You have an extraordinarily interesting perspective on this, and as I've said before, I have so much respect for how you take this on in the upper administration. You should write a book about your experiences doing that.

I've been a postdoc and research associate at UBC, was faculty elsewhere in between, and returned as research admin staff after a few years as a stay-at-home parent. I was fired in 2022 while on the initial probationary period. While an element of this was a personality clash with my boss over ethics and the manifestation of authority, I wasn't anything like disrespectful or unsupportive. There's a lot of grant funding at stake in my area of biomedicine, and my knowledge around that *and* social issues was somewhat in demand owing to the contemporary prominence of EDI, including in funding competitions.

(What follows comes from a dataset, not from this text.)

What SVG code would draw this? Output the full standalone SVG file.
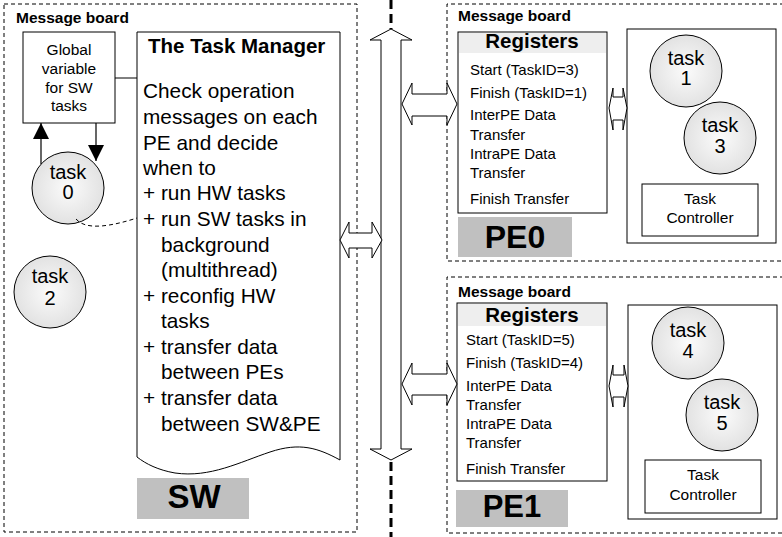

The sticking point boiled down to me not only being able to say things in grants that was useful in meeting EDI standards, it was that I aspired to live it also. The sums of money involved tend to lead people, especially people who do well in large bureaucracies and competitive environments, to...have a fairly loose correspondence between communication and substantive intent. I knew me being fired was coming, such is the nature of these things in bureaucracies, and decided not to fight it because the culture was so corrupt and dissatisfying. It was pretty grotesque to witness really. In the academic realm, being able to have ideas that were strong enough and back them up with hard work always let me get away with being unprofessional (which I use more in a perjorative sense of capitulating to power, conforming to bureaucratic expectations etc), but to be part of that machine directly, I'm not sure I could pull off without a network of support. Anyway, I ponder the utility of my own, very modest form of resistance in the form of direct action in how it might have made some people critique things. I know for sure many just thought it was weird. It was an experience for sure.